ASU Fashion Show: “One Africa, Our Africa”

Eager+participants+introduce+their+fashion+lines+to+the+audience+of+the+fifth+annual+African+Students%E2%80%99+Union+Fashion+Show.

Eager participants introduce their fashion lines to the audience of the fifth annual African Students’ Union Fashion Show.

Angie Diaz, Maroon-News Staff

The African Students’ Union (ASU) Annual Fashion show took place at the Edge Cafe on Saturday, November 10. “Afrika Moja, Afrika Yetu” (Swahili for One Africa, Our Africa) was the title of this year’s fashion show, which marks its fifth consecutive year. The fashion show was hosted by senior Régine Cooper (RéRé) alongside DJ Onyx. Opening acts included senior Sydney Schultz from Colgate Stand Up and first-year Grace Darko, who performed renditions of the songs “His Eye Is On The Sparrow” and later on “Malaika (my angel),” a Tanzanian song translated into Twi.

Queen Irie Designs by Kerra Hunter, Assistant Dean and Director of International Student Services at Colgate, is mainly a children’s clothing line and was the first collection to walk the runway. The concept behind this line was creating clothes for kids to encourage them to express themselves and their culture.

Next, Fiona Mac Designs’s bag and purse line created by senior Fiona Adjei Boateng took the runway. Her purpose was to represent Ghana in the states and at Colgate by educating consumers about the cultural significance of her designs and making Afrocentric items accessible and useful to our everyday lives.

“For every bag I make, the fabric I use is shipped directly from Ghana. Not only is the fabric of higher quality, but I need that kind of connection to the original source. This helps me stay true to my roots because I am actually helping small businesses back home. Also, for every design I make, I try to explain the meaning of the fabrics to anybody who is interested because there is a lot of symbolism in them that people overlook. They are more than just another pretty design,” Boateng said.

After a brief intermission, which featured a spoken word poetry presentation by senior D’Andre Stamper (Stamp), Obioma Fashion by Emeka Anyadiegwu was showcased. This Nigerian clothing line mixes traditional African Ankara prints and modern western silhouettes to create fresh, original designs and fashion pieces. The audience was then engaged in a mini Africa trivia competition and a performance by the on-campus Afro-Beats dance group.
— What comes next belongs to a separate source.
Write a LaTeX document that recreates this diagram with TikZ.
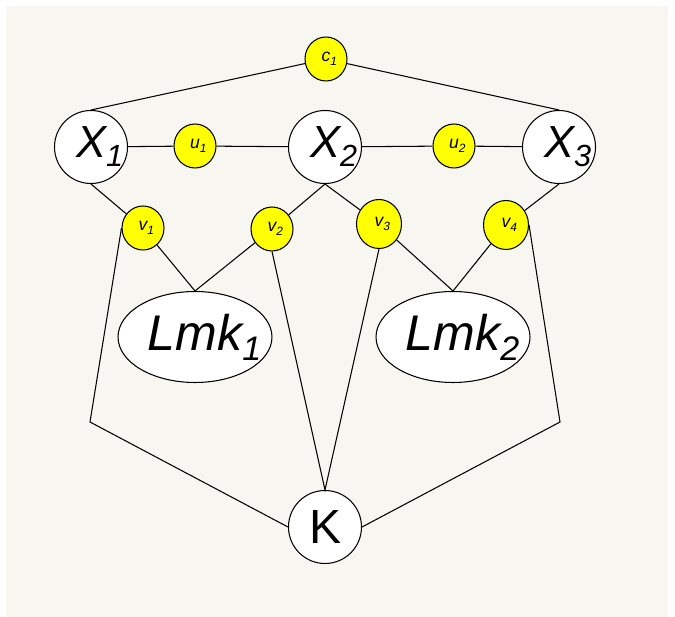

Kwetu Fashion Designs by Missy Temeke, a notable fashion designer, was the final collection presented. The goal of Kwetu Fashion Designs is to create clothing that features nuances of the designer’s African heritage while demonstrating a distinct design aesthetic, love of high fashion and bold colors.

An interview with ASU President senior Tracy Milyango provided perspective to the meaning of the show, and what it represents for ASU and its future.

“This entire month has been Africa appreciation month and one of the main things we have been exploring is what Africa and Pan Africanism means to us and what they could possibly mean to other people. Because we were looking at these themes of what one Africa looks like within the continent and the diaspora we decided to go with the Afrika Moja, Afrika Yetu (One Africa, Our Africa) theme. Especially since the student body on campus is not super diverse in terms of African identities, having this theme connects even those who are not directly from the continent so that we can all share the same identity even if it’s for one night,” Milyango said. “It is really nice to see people I know and I don’t know walking together sharing that one identity.”

The show was organized with the support of ASU alumni, two of whom visited Colgate to help prepare. Milyango hopes a larger budget and venue, more designers and support from various offices, clubs and cultural organizations on campus will make future fashion shows even more diverse and impressive. She also hopes to eventually bring in a designer from the continent.

“My biggest take away from the fashion show is that they are portraying the diversity of unity of cultures in Africa, but it also requires an intense amount of effort and time that most of these students don’t have but they give anyway,” junior Rupika Chakraverti said. 

ASU fashion show model and senior Ilias Stitou explained why he feels this event is important.

“I’m actually from Morocco, a country in North Africa. This show plays a huge role in bringing us all together to represent, celebrate and show the importance of our culture. It demonstrates that Africa is beyond what everyone misconstrues it to be,” Stitou said.